Mrs. Heidenga swished into the kitchen to see how we were doing. Later, my father would swear that she served them raw hamburgers for dinner. Mrs. Heidenga was tall and blond, glamorous in a pastel pantsuit and clicking heels. When she touched her daughters’ hair her bracelets clattered richly. Nicole Heidenga, who was younger than her sister but older than mine, waited for her mother to go back to the dining room. She shoved her hand into the can of Pringles and said, “Where’s your mom?”
Anh and I made no answer. We had none to give.
We had left Vietnam in the spring of 1975, when my sister was two and I was eight months old. By then, everyone in Saigon knew the war was lost, and to stay meant being sent to reeducation camps, or worse. The neighbors spoke of executions and what the Communists would do to their children; they talked of people vanished and tortured—a haunting reminder of what my grandfather had endured in the North. My father heard that some Americans were going to airlift children out of the country, and he wondered if he could get Anh and me on one of those planes. Operation Babylift it was called, and over the course of April would carry away two thousand children. But on April 4 the first flight crashed at the Tan Son Nhut air base, killing most on board. My father decided he had to find another way, though time was running out for Saigon. Americans were fleeing. Wealthy Vietnamese worked bribes to get any route out. Masses of would-be refugees mobbed the airport.

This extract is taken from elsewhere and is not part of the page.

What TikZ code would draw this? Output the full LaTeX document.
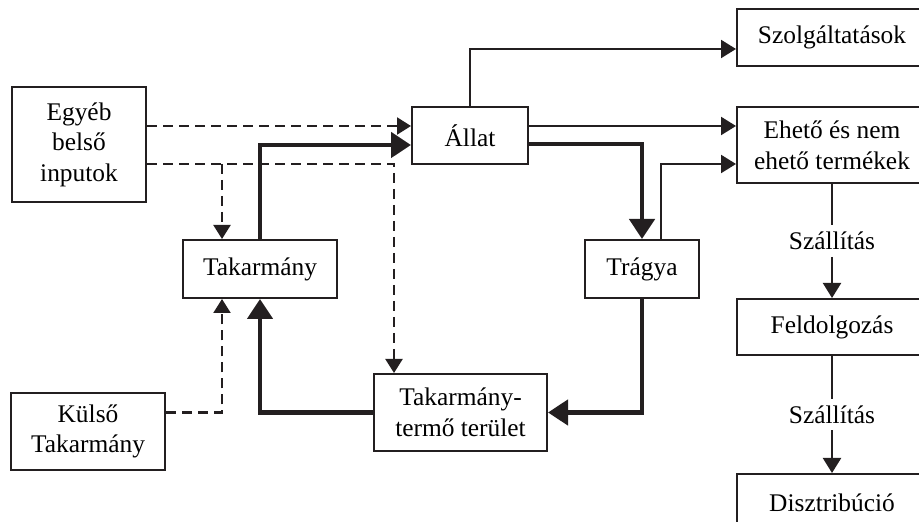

On the morning of April 29 the last helicopters rose from the roofs of the American Embassy. The North Vietnamese were closing in, firing rockets at the downtown neighborhoods, where looters were still smashing in windows. Tanks would be rolling into the presidential palace by the next day. Chu Cuong, who was based at the naval headquarters, called Chu Anh at the army communications center. Two dozen ships had been waiting at the Saigon River for the past month, preparing for the end. Now it was time. I’m getting on a ship, Chu Cuong said. You get the family on any one you can. Go now.
He had been to the United States for training missions— there’s a photograph of him confident and grinning in hip-slung bell-bottoms, his hair windblown while the Statue of Liberty rises up behind him—and he was certain that we would all be able to meet up there. We’ll find each other, he said casually, as if America were a small town.